Concise Description of Things Learned -
Web Scraping using BeautifulSoup and Selenium
Using Python libraries like Pandas, Matplotlib, Scikit-Learn
Using Github and basic git commands
ML Project Workflow
Basic pre-processing and EDA
TF-IDF, Count vectorizer
Word2vec and doc2vec word embeddings
BERT deep learning model
Communication with peers
Attended a team-building meeting
Github meeting conducted by mentor Collin
Reviewed the STEMCast meeting recordings of Week 3
Presentation on the word2vec embedding and judging the feasibility of its application on our project.
Understood Git commands and began using Github Desktop version
Understood and implemented word2vec model on Flowster data
- Basic pre-processing and EDA of the Flowster forum
The basic pre-processing techniques included removing the HTML tags, removing special characters, lowercase of letters etc.
EDA techniques included bar graphs of the authors and the categories and word cloud visualization to find the words having more frequency in the data.
- Applying word2vec embedding to find similarity between the comments
- Presenting the topic word2vec embedding, its usage and explaining the neural network architecture behind the working of the word2vec embedding.
- Applying BERT model to the combined Flowster and amazon data
Apart from the above tasks, I gained a lot of knowledge of different word embeddings and basic ML models like TF-IDF, doc2vec, Naive Bayes classifier, SVC and linear regression through the presentations of my team members.
I also learned the usage of the BERT model through different tutorials and the STEMCasts.
Flowster forum contained less than 300 entries and a major class imbalance.

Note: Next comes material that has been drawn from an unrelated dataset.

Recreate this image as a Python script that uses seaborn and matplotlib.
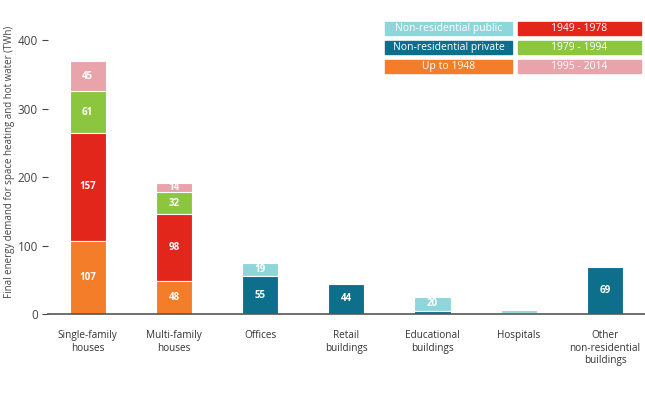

Hence each of the basic pre-processing methods had to be reviewed minutely to judge whether they should be applied.
The class imbalance caused problems while refining the accuracy after training the ML model on the data
The word2vec model gave good accuracy when applied only with certain ML models like linear regression
Solution: Different data augmentation techniques used by the team brought about a significant improvement in the accuracy of the models.